» **Provided material**

_ _ _ _ _ _ _

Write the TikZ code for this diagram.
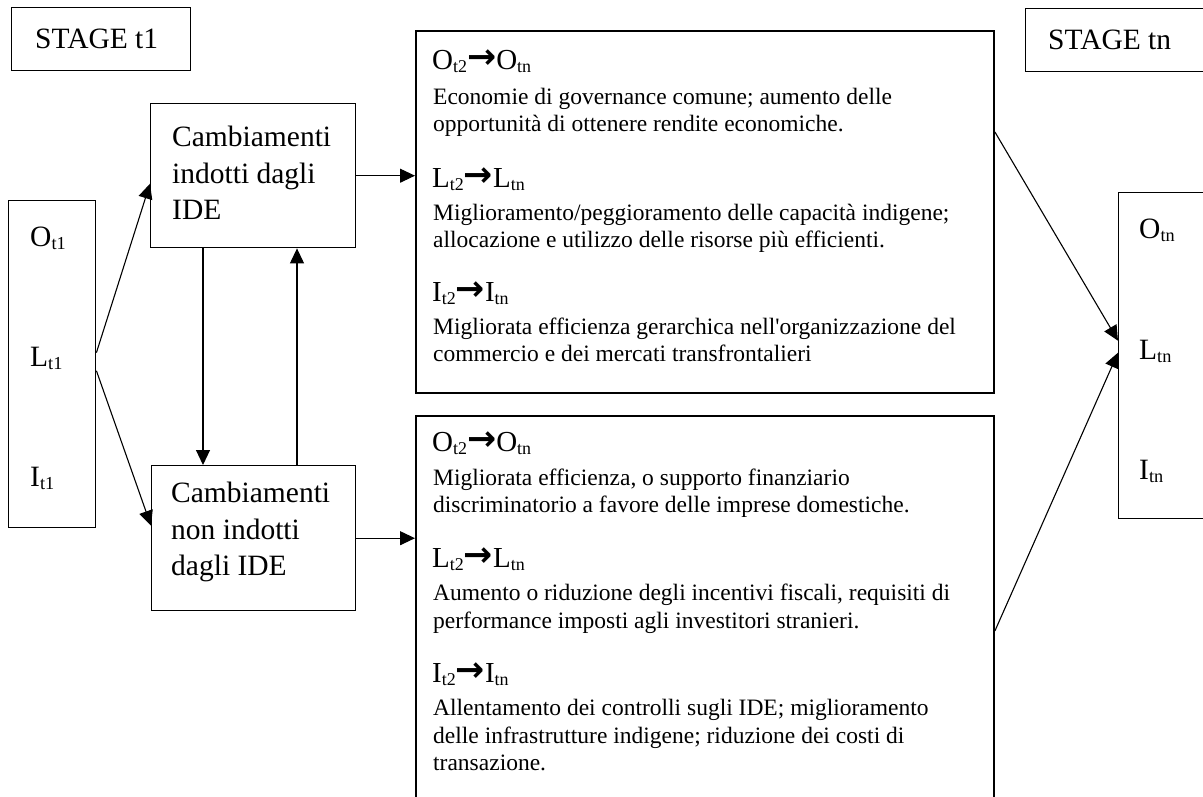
\documentclass[tikz,border=0pt]{standalone}
\usepackage{fontspec}
\setmainfont{Liberation Serif}
\newfontfamily\arrowfont{DejaVu Sans}
\usetikzlibrary{arrows.meta}
\newcommand\sbx[1]{\raisebox{-0.12em}{\scalebox{0.62}{#1}}}
\newcommand\hd[1]{#1\sbx{t2}\raisebox{0.02em}{\arrowfont\bfseries\scalebox{1.2}{→}}#1\sbx{tn}}
\newcommand\lb[2]{#1\sbx{#2}}
\begin{document}
\begin{tikzpicture}[x=1pt,y=-1pt,
  box/.style={draw, line width=1.4pt, inner sep=0pt, anchor=north west},
  bigbox/.style={draw, line width=1.9pt, inner sep=0pt, anchor=north west},
  txt/.style={anchor=base west, inner sep=0pt, font=\fontsize{23.5}{27}\selectfont},
  head/.style={anchor=base west, inner sep=0pt, font=\fontsize{29}{32}\selectfont},
  lab/.style={anchor=base west, inner sep=0pt, font=\fontsize{29.5}{36}\selectfont},
  arr/.style={-{Triangle[length=15pt,width=14pt]}, line width=1.1pt}]
\useasboundingbox (0,0) rectangle (1203,796);
\clip (0,0) rectangle (1203,796);
\fill[white] (0,0) rectangle (1203,796);
% boxes
\node[box, minimum width=179pt, minimum height=63pt] (st1) at (11,7) {};
\node[box, minimum width=87pt, minimum height=327pt] (lft) at (8,200) {};
\node[box, minimum width=205pt, minimum height=144pt] (ind) at (150,103) {};
\node[box, minimum width=204pt, minimum height=145pt] (nind) at (151,465) {};
\node[bigbox, minimum width=578pt, minimum height=362pt] (bA) at (415,30) {};
\node[bigbox, minimum width=578pt, minimum height=395pt] (bB) at (415,415) {};
\node[box, minimum width=190pt, minimum height=63pt] (stn) at (1025,8) {};
\node[box, minimum width=100pt, minimum height=326pt] (rgt) at (1118,192) {};
% labels
\node[lab] (st1t) at (35,48) {STAGE t1};
\node[lab] (stnt) at (1048,49) {STAGE tn};
\node[lab] (o1) at (30,246) {\lb{O}{t1}};
\node[lab] (l1) at (30,366) {\lb{L}{t1}};
\node[lab] (i1) at (30,486) {\lb{I}{t1}};
\node[lab] (on) at (1139,238) {\lb{O}{tn}};
\node[lab] (ln) at (1139,359) {\lb{L}{tn}};
\node[lab] (in) at (1139,479) {\lb{I}{tn}};
\node[lab] (c1) at (172,146) {Cambiamenti};
\node[lab] (c2) at (172,183) {indotti dagli};
\node[lab] (c3) at (172,219) {IDE};
\node[lab] (n1) at (171,502) {Cambiamenti};
\node[lab] (n2) at (171,539) {non indotti};
\node[lab] (n3) at (171,575) {dagli IDE};
% box A text
\node[head] (a1) at (432,69) {\hd{O}};
\node[txt] (a2) at (433,104) {Economie di governance comune; aumento delle};
\node[txt] (a3) at (433,131) {opportunità di ottenere rendite economiche.};
\node[head] (a4) at (432,187) {\hd{L}};
\node[txt] (a5) at (433,220) {Miglioramento/peggioramento delle capacità indigene;};
\node[txt] (a6) at (433,247) {allocazione e utilizzo delle risorse più efficienti.};
\node[head] (a7) at (432,301) {\hd{I}};
\node[txt] (a8) at (433,334) {Migliorata efficienza gerarchica nell\textquotesingle organizzazione del};
\node[txt] (a9) at (433,361) {commercio e dei mercati transfrontalieri};
% box B text
\node[head] (b1) at (432,451) {\hd{O}};
\node[txt] (b2) at (433,485) {Migliorata efficienza, o supporto finanziario};
\node[txt] (b3) at (433,512) {discriminatorio a favore delle imprese domestiche.};
\node[head] (b4) at (432,567) {\hd{L}};
\node[txt] (b5) at (433,600) {Aumento o riduzione degli incentivi fiscali, requisiti di};
\node[txt] (b6) at (433,628) {performance imposti agli investitori stranieri.};
\node[head] (b7) at (432,682) {\hd{I}};
\node[txt] (b8) at (433,715) {Allentamento dei controlli sugli IDE; miglioramento};
\node[txt] (b9) at (433,743) {delle infrastrutture indigene; riduzione dei costi di};
\node[txt] (b10) at (433,770) {transazione.};
% connectors
\draw[arr] ([yshift=11.5pt]lft.east) -- ([yshift=-8pt]ind.west);
\draw[arr] ([yshift=-6.5pt]lft.east) -- ([yshift=12.5pt]nind.west);
\draw[arr] ([xshift=53pt]ind.south west) -- ([xshift=52pt]nind.north west);
\draw[arr] ([xshift=146pt]nind.north west) -- ([xshift=147pt]ind.south west);
\draw[arr] (ind.east) -- (bA.west |- ind.east);
\draw[arr] (nind.east) -- (bB.west |- nind.east);
\draw[arr] ([yshift=80pt]bA.east) -- ([yshift=15pt]rgt.west);
\draw[arr] ([yshift=-17.5pt]bB.east) -- ([yshift=3pt]rgt.west);
\end{tikzpicture}
\end{document}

_ _ _ _ _ _ _

» **Your goal**
Your task is to repeat the material above exactly, without its pictures.

» **Result**
Write the TikZ code for this diagram.
\documentclass[tikz,border=0pt]{standalone}
\usepackage{fontspec}
\setmainfont{Liberation Serif}
\newfontfamily\arrowfont{DejaVu Sans}
\usetikzlibrary{arrows.meta}
\newcommand\sbx[1]{\raisebox{-0.12em}{\scalebox{0.62}{#1}}}
\newcommand\hd[1]{#1\sbx{t2}\raisebox{0.02em}{\arrowfont\bfseries\scalebox{1.2}{→}}#1\sbx{tn}}
\newcommand\lb[2]{#1\sbx{#2}}
\begin{document}
\begin{tikzpicture}[x=1pt,y=-1pt,
  box/.style={draw, line width=1.4pt, inner sep=0pt, anchor=north west},
  bigbox/.style={draw, line width=1.9pt, inner sep=0pt, anchor=north west},
  txt/.style={anchor=base west, inner sep=0pt, font=\fontsize{23.5}{27}\selectfont},
  head/.style={anchor=base west, inner sep=0pt, font=\fontsize{29}{32}\selectfont},
  lab/.style={anchor=base west, inner sep=0pt, font=\fontsize{29.5}{36}\selectfont},
  arr/.style={-{Triangle[length=15pt,width=14pt]}, line width=1.1pt}]
\useasboundingbox (0,0) rectangle (1203,796);
\clip (0,0) rectangle (1203,796);
\fill[white] (0,0) rectangle (1203,796);
% boxes
\node[box, minimum width=179pt, minimum height=63pt] (st1) at (11,7) {};
\node[box, minimum width=87pt, minimum height=327pt] (lft) at (8,200) {};
\node[box, minimum width=205pt, minimum height=144pt] (ind) at (150,103) {};
\node[box, minimum width=204pt, minimum height=145pt] (nind) at (151,465) {};
\node[bigbox, minimum width=578pt, minimum height=362pt] (bA) at (415,30) {};
\node[bigbox, minimum width=578pt, minimum height=395pt] (bB) at (415,415) {};
\node[box, minimum width=190pt, minimum height=63pt] (stn) at (1025,8) {};
\node[box, minimum width=100pt, minimum height=326pt] (rgt) at (1118,192) {};
% labels
\node[lab] (st1t) at (35,48) {STAGE t1};
\node[lab] (stnt) at (1048,49) {STAGE tn};
\node[lab] (o1) at (30,246) {\lb{O}{t1}};
\node[lab] (l1) at (30,366) {\lb{L}{t1}};
\node[lab] (i1) at (30,486) {\lb{I}{t1}};
\node[lab] (on) at (1139,238) {\lb{O}{tn}};
\node[lab] (ln) at (1139,359) {\lb{L}{tn}};
\node[lab] (in) at (1139,479) {\lb{I}{tn}};
\node[lab] (c1) at (172,146) {Cambiamenti};
\node[lab] (c2) at (172,183) {indotti dagli};
\node[lab] (c3) at (172,219) {IDE};
\node[lab] (n1) at (171,502) {Cambiamenti};
\node[lab] (n2) at (171,539) {non indotti};
\node[lab] (n3) at (171,575) {dagli IDE};
% box A text
\node[head] (a1) at (432,69) {\hd{O}};
\node[txt] (a2) at (433,104) {Economie di governance comune; aumento delle};
\node[txt] (a3) at (433,131) {opportunità di ottenere rendite economiche.};
\node[head] (a4) at (432,187) {\hd{L}};
\node[txt] (a5) at (433,220) {Miglioramento/peggioramento delle capacità indigene;};
\node[txt] (a6) at (433,247) {allocazione e utilizzo delle risorse più efficienti.};
\node[head] (a7) at (432,301) {\hd{I}};
\node[txt] (a8) at (433,334) {Migliorata efficienza gerarchica nell\textquotesingle organizzazione del};
\node[txt] (a9) at (433,361) {commercio e dei mercati transfrontalieri};
% box B text
\node[head] (b1) at (432,451) {\hd{O}};
\node[txt] (b2) at (433,485) {Migliorata efficienza, o supporto finanziario};
\node[txt] (b3) at (433,512) {discriminatorio a favore delle imprese domestiche.};
\node[head] (b4) at (432,567) {\hd{L}};
\node[txt] (b5) at (433,600) {Aumento o riduzione degli incentivi fiscali, requisiti di};
\node[txt] (b6) at (433,628) {performance imposti agli investitori stranieri.};
\node[head] (b7) at (432,682) {\hd{I}};
\node[txt] (b8) at (433,715) {Allentamento dei controlli sugli IDE; miglioramento};
\node[txt] (b9) at (433,743) {delle infrastrutture indigene; riduzione dei costi di};
\node[txt] (b10) at (433,770) {transazione.};
% connectors
\draw[arr] ([yshift=11.5pt]lft.east) -- ([yshift=-8pt]ind.west);
\draw[arr] ([yshift=-6.5pt]lft.east) -- ([yshift=12.5pt]nind.west);
\draw[arr] ([xshift=53pt]ind.south west) -- ([xshift=52pt]nind.north west);
\draw[arr] ([xshift=146pt]nind.north west) -- ([xshift=147pt]ind.south west);
\draw[arr] (ind.east) -- (bA.west |- ind.east);
\draw[arr] (nind.east) -- (bB.west |- nind.east);
\draw[arr] ([yshift=80pt]bA.east) -- ([yshift=15pt]rgt.west);
\draw[arr] ([yshift=-17.5pt]bB.east) -- ([yshift=3pt]rgt.west);
\end{tikzpicture}
\end{document}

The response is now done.